**Exercise details**. From the first line of the listing below, retype each line up to and including the one with "odl_qkap = [22065, 22104, 22129, 22129]"; pictures stay out.

§

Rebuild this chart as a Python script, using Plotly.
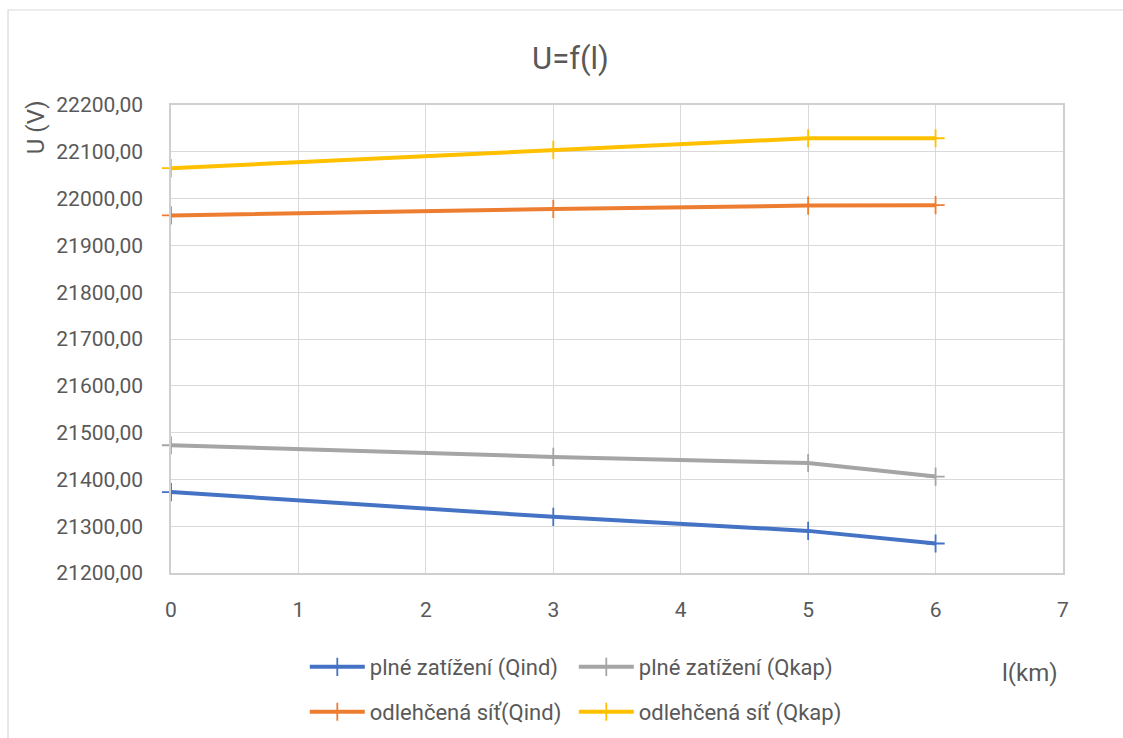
import plotly.graph_objects as go

x_km = [0, 3, 5, 6]
plne_qind = [21373, 21320, 21290, 21263]
plne_qkap = [21473, 21448, 21435, 21406]
odl_qind = [21964, 21978, 21985, 21986]
odl_qkap = [22065, 22104, 22129, 22129]

series = [
    ("plné zatížení (Qind)", plne_qind, "#4472C4", "legend"),
    ("plné zatížení (Qkap)", plne_qkap, "#A5A5A5", "legend"),
    ("odlehčená síť(Qind)", odl_qind, "#ED7D31", "legend2"),
    ("odlehčená síť (Qkap)", odl_qkap, "#FFC000", "legend2"),
]

FONT = "Roboto, Liberation Sans, sans-serif"
TXT = "#595959"

fig = go.Figure()
for name, vals, col, lg in series:
    fig.add_trace(go.Scatter(
        x=x_km, y=vals, name=name, mode="lines+markers",
        line=dict(color=col, width=4),
        marker=dict(symbol="cross-thin", size=13, line=dict(color=col, width=1.8)),
        legend=lg, cliponaxis=False,
    ))

fig.update_layout(
    width=1123, height=738,
    margin=dict(l=171, r=60, t=105, b=165, autoexpand=False),
    paper_bgcolor="white", plot_bgcolor="white",
    font=dict(family=FONT, color=TXT, size=21),
    separators=", ",
    title=dict(text="U=f(l)", x=0.508, xref="container", y=1 - 58 / 738,
               yanchor="middle", xanchor="center",
               font=dict(size=31, color=TXT, family=FONT)),
    xaxis=dict(range=[0, 7], dtick=1, tick0=0, showgrid=True, gridcolor="#d9d9d9",
               gridwidth=1, showline=True, linecolor="#cfcfcf", linewidth=1.5, mirror=True,
               zeroline=False, ticks="", ticklabelstandoff=17,
               tickfont=dict(size=21, color=TXT)),
    yaxis=dict(range=[21200, 22200], dtick=100, showgrid=True, gridcolor="#d9d9d9",
               gridwidth=1, showline=True, linecolor="#cfcfcf", linewidth=1.5, mirror=True,
               zeroline=False, ticks="", tickformat=".2f", ticklabelstandoff=22,
               tickfont=dict(size=21, color=TXT)),
    legend=dict(orientation="h", x=0.150, y=-0.156, xanchor="left", yanchor="top",
                entrywidth=199, entrywidthmode="pixels", font=dict(size=22, color=TXT),
                itemwidth=55, tracegroupgap=0),
    legend2=dict(orientation="h", x=0.150, y=-0.252, xanchor="left", yanchor="top",
                 entrywidth=199, entrywidthmode="pixels", font=dict(size=22, color=TXT),
                 itemwidth=55, tracegroupgap=0),
    showlegend=True,
)

fig.add_annotation(text="U (V)", textangle=-90, x=-0.1504, y=0.952, xref="paper", yref="paper",
                   xanchor="center", yanchor="middle",
                   showarrow=False, font=dict(size=24, color=TXT, family=FONT))
fig.add_annotation(text="l(km)", x=(1030 - 171) / 892, y=(573 - 673) / 468, xref="paper", yref="paper",
                   xanchor="center", yanchor="middle",
                   showarrow=False, font=dict(size=24, color=TXT, family=FONT))

fig.add_shape(type="rect", xref="paper", yref="paper",
              x0=-0.1827, x1=1.09, y0=-0.4, y1=1.203,
              line=dict(color="#d9d9d9", width=1.2), layer="below")

fig.write_html("out.html")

§

**Finished exercise**.
Rebuild this chart as a Python script, using Plotly.
import plotly.graph_objects as go

x_km = [0, 3, 5, 6]
plne_qind = [21373, 21320, 21290, 21263]
plne_qkap = [21473, 21448, 21435, 21406]
odl_qind = [21964, 21978, 21985, 21986]
odl_qkap = [22065, 22104, 22129, 22129]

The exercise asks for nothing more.